Understand the Role of Operating System and API
The operating system (OS), and most notably its task scheduler, plays a key role in coordinating tasks on a big.LITTLE platform. The task scheduler usually has key knowledge and sophisticated analytics about the demands being made by each task (e.g., threads). By leveraging this information, the task scheduler can allocate or migrate tasks to specific cores. In some implementations it can idle unused cores, which is something to watch for when profiling your application for power efficiency.
A key purpose of the task scheduler in big.LITTLE is to perform run-state migration, which is the process of selecting between big and little cores for tasks. There are three general approaches that task schedulers use:
- Core clustering: cores of the same size are treated as one cluster, and then the most appropriate cluster is chosen based on demands of the system.
- In-kernel switching: a big and a little core are paired into a virtual core in which only one of the two physical cores in that virtual core is used depending on demands.
- Global task scheduling: all physical cores are available all of the time, and global task scheduler allocates tasks on a per-core basis depending on demands.
It’s a good idea to try and identify how a given operating system handles run-state migration on a given hardware platform. Check out which architectures are available on your target platform, as well as the operating system you intend to build on and how it handles run-state migration. Knowing this can provide at least some insight as to how run-state migration on that platform works as a whole, and how much benefit it might offer to the applications you plan to write.
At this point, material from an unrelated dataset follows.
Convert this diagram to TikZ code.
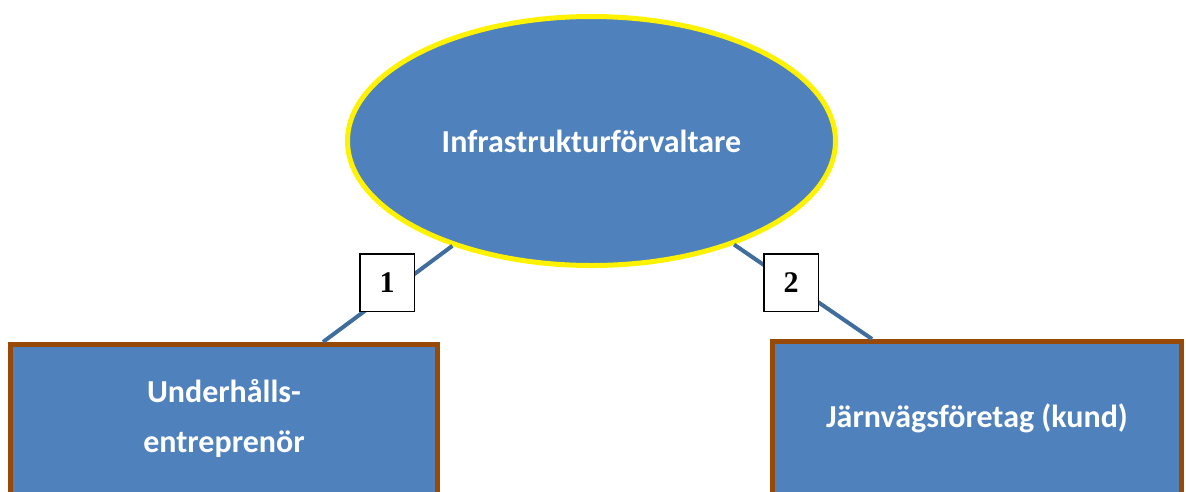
\documentclass[tikz,border=0pt]{standalone}
\usepackage{fontspec}
\setmainfont{Carlito}
\newfontfamily\numfont{Liberation Serif}
\usetikzlibrary{shapes.geometric}
\definecolor{fillblue}{HTML}{4F81BD}
\definecolor{edgebrown}{HTML}{984807}
\definecolor{linkblue}{HTML}{3F6D9E}
\tikzset{
  partybox/.style={draw=edgebrown, line width=5pt, fill=fillblue, anchor=north,
    inner sep=0pt, minimum height=200pt},
  partytext/.style={text=white, font=\fontsize{32}{50}\selectfont\bfseries,
    align=center, inner sep=0pt},
  link/.style={draw=linkblue, line width=4pt},
  numbox/.style={draw=black, line width=1.5pt, fill=white, inner sep=0pt,
    minimum width=54.5pt, minimum height=57.5pt,
    font=\numfont\fontsize{30}{30}\selectfont\bfseries}
}
\begin{document}
\begin{tikzpicture}[x=1pt, y=-1pt]
  \useasboundingbox (0,0) rectangle (1186,491);
  \clip (0,0) rectangle (1186,491);

  % central manager
  \node[ellipse, draw=yellow, line width=5pt, fill=fillblue, text=white,
    inner sep=0pt, minimum width=488pt, minimum height=249pt,
    font=\fontsize{32}{38}\selectfont\bfseries] (infra) at (591.5,141) {Infrastrukturförvaltare};

  % the two parties below (their lower edges run off the page)
  \node[partybox, minimum width=427pt] (ue) at (224,342) {};
  \node[partytext] (uetext) at ([yshift=-76pt]ue.north) {Underhålls-\\entreprenör};
  \node[partybox, minimum width=409pt] (jf) at (977,339) {};
  \node[partytext] (jftext) at ([yshift=-79pt]jf.north) {Järnvägsföretag (kund)};

  % relations
  \draw[link] (infra.217.3) -- ([xshift=99pt]ue.north);
  \draw[link] (infra.324.6) -- ([xshift=-105pt]jf.north);

  % relation numbers
  \node[numbox] (n1) at (387,282.5) {1};
  \node[numbox] (n2) at (791,282.5) {2};
\end{tikzpicture}
\end{document}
How much Control is Exposed?
Depending on the manufacturer, the platform may hide big and little core selection so that you don’t even need to think about it in your development, or they may provide varying degrees of control through APIs. For example, the Qualcomm Snapdragon Power Optimization SDK exposes two main modes through its API that allow developers to control power efficiency:
- “static mode”: controls the performance/power balance based on the current state of the application. This mode offers a number of flavors such as Window Mode, which configures the minimum and maximum frequency percentages that cores can use.
- “dynamic mode”: adjusts the core usage and frequencies through a feedback loop that self-regulates the system to a desired throughput metric.
For programmers less inclined to deal with the performance/power balance, many platforms provide out-of-the box core management configurations that produce very good results for a broad range of application types.
Don’t Forget the Tools
Finally, don’t forget that at some point you’ll need to optimize and debug your application. So to help you understand the inner workings and optimization of big.LITTLE as your application executes, your SDK should include quality development tools. For example, Qualcomm Snapdragon Profiler can provide in-depth visual analytics on how your code is performing on the different cores of the Kryo 385.
In your development IDE, you should also look for features that facilitate easy debugging across both cores and different processors. The debugger should make it easy to halt execution in multi-threaded applications while you analyze the state of things.
The idea behind big.LITTLE seems like a no-brainer because it can provide direct benefits to increasing the efficiency of the application you are developing. While Qualcomm Developer Network has been providing optimization tools for our Snapdragon Mobile Platform for several years, now is a great time to start experimenting with the right combination of SDKs with big.LITTLE to help optimize your development.